* BEGIN *

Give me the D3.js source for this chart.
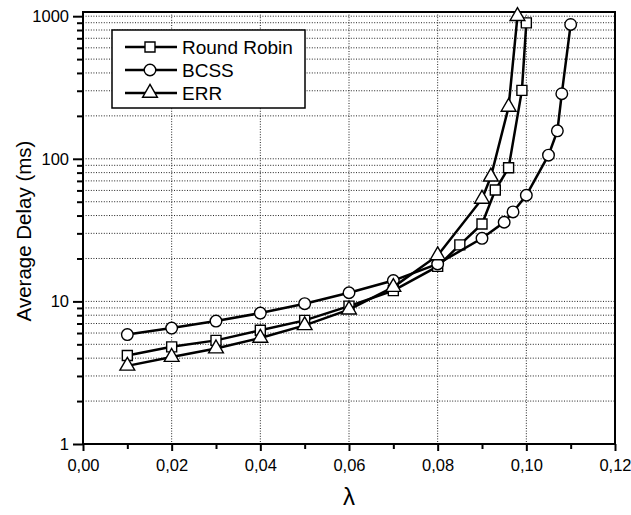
<!DOCTYPE html>
<html>
<head>
<meta charset="utf-8">
<script src="https://cdn.jsdelivr.net/npm/d3@7"></script>
<style>
  body { margin: 0; background: #fff; }
  text { font-family: "Liberation Sans", Arial, sans-serif; fill: #000; }
</style>
</head>
<body>
<div id="chart"></div>
<script>
// values
var rrLambda = [0.01, 0.02, 0.03, 0.04, 0.05, 0.06, 0.07, 0.08, 0.085, 0.09, 0.093, 0.096, 0.099, 0.100]
var rrDelay  = [4.17, 4.8, 5.33, 6.27, 7.36, 9.27, 11.9, 17.6, 24.9, 34.9, 60.4, 86.5, 302, 898]

var bcssLambda = [0.01, 0.02, 0.03, 0.04, 0.05, 0.06, 0.07, 0.08, 0.09, 0.095, 0.097, 0.100, 0.105, 0.107, 0.108, 0.110]
var bcssDelay  = [5.85, 6.5, 7.28, 8.28, 9.64, 11.5, 14.0, 18.3, 27.7, 35.9, 42.4, 55.5, 106, 157, 286, 875]

var errLambda = [0.01, 0.02, 0.03, 0.04, 0.05, 0.06, 0.07, 0.08, 0.09, 0.092, 0.096, 0.098]
var errDelay  = [3.53, 4.07, 4.67, 5.54, 6.79, 8.75, 12.6, 21.0, 52.3, 74.8, 231, 1000]

var seriesNames = ["Round Robin", "BCSS", "ERR"]
var xTickValues = [0, 0.02, 0.04, 0.06, 0.08, 0.10, 0.12]
var yTickValues = [1, 10, 100, 1000]

var margin = { top: 12, right: 16, bottom: 71, left: 83 }
var width = 631 - margin.left - margin.right,
    height = 515 - margin.top - margin.bottom

var svg = d3.select("#chart").append("svg")
    .attr("width", width + margin.left + margin.right)
    .attr("height", height + margin.top + margin.bottom)
    .append("g")
    .attr("transform", "translate(" + margin.left + "," + margin.top + ")")

var xPositionScale = d3.scaleLinear().domain([0, 0.12]).range([0, width])
var yPositionScale = d3.scaleLog().domain([1, 1070]).range([height, 0])

// dotted grid
var minorY = []
for (var dec = 1; dec < 1000; dec *= 10) {
  for (var k = 1; k < 10; k++) minorY.push(dec * k)
}
minorY.push(1000)

svg.append("g").selectAll("line")
  .data(minorY.filter(function (v) { return v > 1 }))
  .enter().append("line")
  .attr("x1", 0).attr("x2", width)
  .attr("y1", function (d) { return yPositionScale(d) })
  .attr("y2", function (d) { return yPositionScale(d) })
  .attr("stroke", "#222").attr("stroke-width", 1)
  .attr("stroke-dasharray", "1,1.6")

svg.append("g").selectAll("line")
  .data(xTickValues.slice(1, -1))
  .enter().append("line")
  .attr("y1", 0).attr("y2", height)
  .attr("x1", function (d) { return xPositionScale(d) })
  .attr("x2", function (d) { return xPositionScale(d) })
  .attr("stroke", "#222").attr("stroke-width", 1)
  .attr("stroke-dasharray", "1,1.6")

// frame
svg.append("rect")
  .attr("x", 0).attr("y", 0)
  .attr("width", width).attr("height", height)
  .attr("fill", "none").attr("stroke", "#000").attr("stroke-width", 2)

// axes
var xAxis = d3.axisBottom(xPositionScale)
  .tickValues(xTickValues)
  .tickSize(7)
  .tickFormat(function (d) { return d3.format(".2f")(d).replace(".", ",") })
var gx = svg.append("g").attr("class", "axis x-axis")
  .attr("transform", "translate(0," + height + ")")
  .call(xAxis)

var xMinor = d3.axisBottom(xPositionScale)
  .tickValues(d3.range(0.01, 0.12, 0.02))
  .tickSize(5).tickFormat("")
svg.append("g").attr("transform", "translate(0," + height + ")").call(xMinor)

var yAxis = d3.axisLeft(yPositionScale)
  .tickValues(yTickValues)
  .tickSize(10)
  .tickPadding(4)
  .tickFormat(d3.format("d"))
var gy = svg.append("g").attr("class", "axis y-axis").call(yAxis)

var yMinor = d3.axisLeft(yPositionScale)
  .tickValues(minorY.filter(function (v) { return yTickValues.indexOf(v) < 0 }))
  .tickSize(6).tickFormat("")
svg.append("g").call(yMinor)

svg.selectAll(".domain").remove()
svg.selectAll(".tick line").attr("stroke", "#000").attr("stroke-width", 2)
gx.selectAll("text").attr("font-size", 16.5).attr("dy", "1.05em")
gy.selectAll("text").attr("font-size", 16.5)

svg.append("text")
  .attr("x", width / 2).attr("y", height + 61)
  .attr("text-anchor", "middle").attr("font-size", 24)
  .text("λ")

svg.append("text")
  .attr("transform", "translate(-52," + (height / 2 + 3) + ") rotate(-90)")
  .attr("text-anchor", "middle").attr("font-size", 20.5)
  .text("Average Delay (ms)")

// series
var series = [
  { name: seriesNames[0], xs: rrLambda, ys: rrDelay, shape: d3.symbolSquare, size: 100 },
  { name: seriesNames[1], xs: bcssLambda, ys: bcssDelay, shape: d3.symbolCircle, size: 105 },
  { name: seriesNames[2], xs: errLambda, ys: errDelay, shape: d3.symbolTriangle, size: 95 }
]

var line = d3.line()
  .x(function (d) { return xPositionScale(d[0]) })
  .y(function (d) { return yPositionScale(d[1]) })

series.forEach(function (s) {
  var pts = s.xs.map(function (x, i) { return [x, s.ys[i]] })
  var g = svg.append("g")
  g.append("path")
    .datum(pts)
    .attr("d", line)
    .attr("fill", "none").attr("stroke", "#000").attr("stroke-width", 2.5)
  g.selectAll("path.mark")
    .data(pts)
    .enter().append("path")
    .attr("class", "mark")
    .attr("d", d3.symbol().type(s.shape).size(s.size))
    .attr("transform", function (d) {
      return "translate(" + xPositionScale(d[0]) + "," + yPositionScale(d[1]) + ")"
    })
    .attr("fill", "#fff").attr("stroke", "#000").attr("stroke-width", 1.4)
})

// legend
var legend = svg.append("g").attr("transform", "translate(29,18)")
legend.append("rect")
  .attr("x", 0).attr("y", 0).attr("width", 193).attr("height", 78)
  .attr("fill", "#fff").attr("stroke", "#000").attr("stroke-width", 1.5)

series.forEach(function (s, i) {
  var row = legend.append("g").attr("transform", "translate(0," + (17 + i * 23) + ")")
  row.append("line")
    .attr("x1", 13).attr("x2", 65).attr("y1", 0).attr("y2", 0)
    .attr("stroke", "#000").attr("stroke-width", 2.5)
  row.append("path")
    .attr("d", d3.symbol().type(s.shape).size(s.size))
    .attr("transform", "translate(38,0)")
    .attr("fill", "#fff").attr("stroke", "#000").attr("stroke-width", 1.4)
  row.append("text")
    .attr("x", 70).attr("y", 0).attr("dy", "0.36em")
    .attr("font-size", 19)
    .text(s.name)
})
</script>
</body>
</html>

* END *

◆ **EXERCISE DIRECTIONS**
Give again, word for word, every line from the top of the data above to the line holding "157, 286, 875]", inclusive, with the pictures left out.

◆ **WRITTEN ANSWER**
Give me the D3.js source for this chart.
<!DOCTYPE html>
<html>
<head>
<meta charset="utf-8">
<script src="https://cdn.jsdelivr.net/npm/d3@7"></script>
<style>
  body { margin: 0; background: #fff; }
  text { font-family: "Liberation Sans", Arial, sans-serif; fill: #000; }
</style>
</head>
<body>
<div id="chart"></div>
<script>
// values
var rrLambda = [0.01, 0.02, 0.03, 0.04, 0.05, 0.06, 0.07, 0.08, 0.085, 0.09, 0.093, 0.096, 0.099, 0.100]
var rrDelay  = [4.17, 4.8, 5.33, 6.27, 7.36, 9.27, 11.9, 17.6, 24.9, 34.9, 60.4, 86.5, 302, 898]

var bcssLambda = [0.01, 0.02, 0.03, 0.04, 0.05, 0.06, 0.07, 0.08, 0.09, 0.095, 0.097, 0.100, 0.105, 0.107, 0.108, 0.110]
var bcssDelay  = [5.85, 6.5, 7.28, 8.28, 9.64, 11.5, 14.0, 18.3, 27.7, 35.9, 42.4, 55.5, 106, 157, 286, 875]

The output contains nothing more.